I asked a question earlier relating to the equation:
Let $f : \mathbb{R^2} \rightarrow \mathbb{R}$ be given by $$f(x, y) = \cases{ \frac{xy}{x+y}& if $x+y\neq0$ \\ 0 & if $x+y=0$}$$
I have another question relating to this equation which goes as follows: Is $f$ differentiable at $(0, 0)$?
Im really not sure how to find if its differentiable or not so any help will be appreciated
The partial derivatives of $f$ at $(0,0)$ exist. They are equal to $$ \partial f/\partial x(0,0) = 0, \ \ \ \partial f/ \partial y (0,0) = 0,$$ Therefore, if $f$ is to be differentiable at $(0,0)$, the derivative cannot be anything other than the linear transformation $ \mathbb R^2 \to \mathbb R$ represented by the matrix $[0 \ 0 ]$.
Let's test to see if the linear transformation $[0 \ 0]$ really is a derivative for $f$ at $(0,0)$. If $[0 \ 0]$ is the derivative, then, for any $\epsilon > 0$, there would need to exist a $\delta > 0$ such that $$ \sqrt{h_1^2 + h_2^2} < \delta \implies \left|f(h_1, h_2) - f(0,0) - \left[0 \ 0\right] \left[ \begin{array}{c} h_1 \\ h_2\end{array}\right] \right| < \epsilon \sqrt{h_1^2 + h_2^2}$$ i.e. for any $\epsilon > 0$, there would need to exist a $\delta > 0$ such that $$ h < \delta \implies \begin{cases}\left| h \frac{\cos \theta \sin \theta}{\cos \theta + \sin \theta} \right| < \epsilon h & {\rm \ if \ } \theta \neq \frac {3\pi} 4, \frac {7\pi}4 \\ 0 < \epsilon h & {\rm \ if \ } \theta = \frac {3\pi} 4, \frac {7\pi}4 \end{cases}$$ Here I introduced polar coordinates for $(h_1, h_2)$: $$ h_1 = h \cos \theta, \ \ \ h_2 = h \sin \theta.$$
The problem is that, as $\theta$ approaches $ \frac {3\pi }4$ or $\frac {7\pi}4$, the expression $(\cos \theta \sin \theta)/(\cos \theta + \sin \theta)$ tends towards plus or minus infinity. (You can see this best if you draw a graph.) So for a given $ \epsilon$, the inequality $$ \left| \frac{\cos \theta \sin \theta}{\cos \theta + \sin\theta} \right| < \epsilon$$ cannot be satisfied for all $\theta \in [0, 2\pi) \backslash \{ \frac {3\pi} 4, \frac{7\pi }4 \}$.
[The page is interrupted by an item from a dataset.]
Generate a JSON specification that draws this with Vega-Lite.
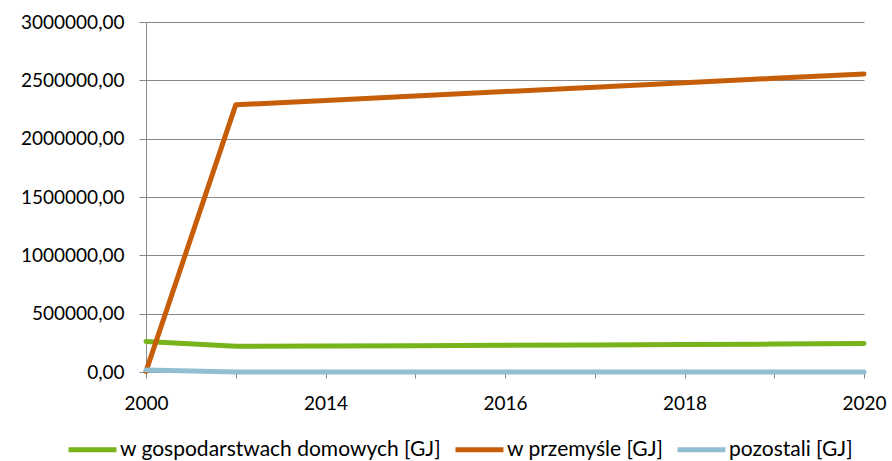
{
  "$schema": "https://vega.github.io/schema/vega-lite/v6.json",
  "width": 718,
  "height": 350,
  "autosize": {"type": "none"},
  "padding": {"left": 146, "top": 22, "right": 28, "bottom": 89},
  "background": "white",
  "config": {"view": {"stroke": null}, "font": "Lato"},
  "data": {
    "values": [
      {"year": "2000", "series": "w gospodarstwach domowych [GJ]", "value": 262000},
      {"year": "2013", "series": "w gospodarstwach domowych [GJ]", "value": 220000},
      {"year": "2014", "series": "w gospodarstwach domowych [GJ]", "value": 223000},
      {"year": "2015", "series": "w gospodarstwach domowych [GJ]", "value": 226000},
      {"year": "2016", "series": "w gospodarstwach domowych [GJ]", "value": 229000},
      {"year": "2017", "series": "w gospodarstwach domowych [GJ]", "value": 231000},
      {"year": "2018", "series": "w gospodarstwach domowych [GJ]", "value": 235000},
      {"year": "2019", "series": "w gospodarstwach domowych [GJ]", "value": 239000},
      {"year": "2020", "series": "w gospodarstwach domowych [GJ]", "value": 244000},
      {"year": "2000", "series": "w przemyśle [GJ]", "value": 5000},
      {"year": "2013", "series": "w przemyśle [GJ]", "value": 2290000},
      {"year": "2014", "series": "w przemyśle [GJ]", "value": 2328000},
      {"year": "2015", "series": "w przemyśle [GJ]", "value": 2366000},
      {"year": "2016", "series": "w przemyśle [GJ]", "value": 2404000},
      {"year": "2017", "series": "w przemyśle [GJ]", "value": 2441000},
      {"year": "2018", "series": "w przemyśle [GJ]", "value": 2479000},
      {"year": "2019", "series": "w przemyśle [GJ]", "value": 2517000},
      {"year": "2020", "series": "w przemyśle [GJ]", "value": 2555000},
      {"year": "2000", "series": "pozostali [GJ]", "value": 17000},
      {"year": "2013", "series": "pozostali [GJ]", "value": 1000},
      {"year": "2014", "series": "pozostali [GJ]", "value": 1000},
      {"year": "2015", "series": "pozostali [GJ]", "value": 1000},
      {"year": "2016", "series": "pozostali [GJ]", "value": 1000},
      {"year": "2017", "series": "pozostali [GJ]", "value": 1000},
      {"year": "2018", "series": "pozostali [GJ]", "value": 1000},
      {"year": "2019", "series": "pozostali [GJ]", "value": 1000},
      {"year": "2020", "series": "pozostali [GJ]", "value": 1000}
    ]
  },
  "mark": {"type": "line", "strokeWidth": 5, "strokeCap": "round", "strokeJoin": "round"},
  "encoding": {
    "x": {
      "field": "year",
      "type": "ordinal",
      "sort": null,
      "scale": {"type": "point", "padding": 0},
      "axis": {
        "title": null,
        "labelAngle": 0,
        "labelExpr": "indexof(['2000','2014','2016','2018','2020'], datum.label) >= 0 ? datum.label : ''",
        "labelOverlap": false,
        "domainColor": "#898989",
        "tickColor": "#898989",
        "tickSize": 6,
        "labelFontSize": 19,
        "labelPadding": 16,
        "labelColor": "#000000",
        "labelFont": "Lato",
        "grid": false
      }
    },
    "y": {
      "field": "value",
      "type": "quantitative",
      "scale": {"domain": [0, 3000000]},
      "axis": {
        "title": null,
        "values": [0, 500000, 1000000, 1500000, 2000000, 2500000, 3000000],
        "labelExpr": "format(datum.value, 'd') + ',00'",
        "domainColor": "#898989",
        "tickColor": "#898989",
        "gridColor": "#898989",
        "tickSize": 7,
        "labelFontSize": 19,
        "labelPadding": 15,
        "labelColor": "#000000",
        "labelFont": "Lato"
      }
    },
    "color": {
      "field": "series",
      "type": "nominal",
      "sort": null,
      "scale": {
        "domain": ["w gospodarstwach domowych [GJ]", "w przemyśle [GJ]", "pozostali [GJ]"],
        "range": ["#77B41B", "#C65D09", "#92BED3"]
      },
      "legend": {
        "title": null,
        "orient": "none",
        "legendX": -80,
        "legendY": 401,
        "direction": "horizontal",
        "symbolType": "stroke",
        "symbolSize": 2300,
        "symbolStrokeWidth": 5,
        "labelFontSize": 21,
        "labelFont": "Lato",
        "labelColor": "#000000",
        "labelLimit": 500,
        "labelOffset": 1,
        "columnPadding": 3,
        "padding": 0
      }
    }
  }
}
Therefore, there exists no $\delta > 0$ such that $$ h < \delta \implies \left| h \frac{\cos \theta \sin \theta}{\cos \theta + \sin \theta} \right| < \epsilon h {\rm \ \ \ for \ all \ \ } \theta \in [0, 2\pi) \backslash \{ \tfrac {3\pi} 4, \tfrac{7\pi } 4 \}.$$ The conclusion is that $f$ is not differentiable at $(0,0)$.
Alternative argument: If $f$ is differentiable at $(0,0)$, then its directional derivative at $(0,0)$ in the direction of the vector $(\lambda_1, \lambda_2)$ must be $$ df/dt = \lambda_1 \partial f/\partial x + \lambda_2 \partial f/\partial y .$$ This is zero, since both partial derivatives vanish.
Now let's compute the directional derivative explicitly. Consider a straight path parametrised by $(x,y) = (\lambda_1 t , \lambda_2 t)$. Then $$ f(t) = t \frac{\lambda_1 \lambda_2}{\lambda_1 + \lambda_2}$$ along this path (assuming that $\lambda_1 \neq \lambda_2$), so $$ df/dt = \frac{\lambda_1 \lambda_2}{\lambda_1 + \lambda_2},$$ which in general is NOT zero. This shows that $f$ is not differentiable at $(0,0)$.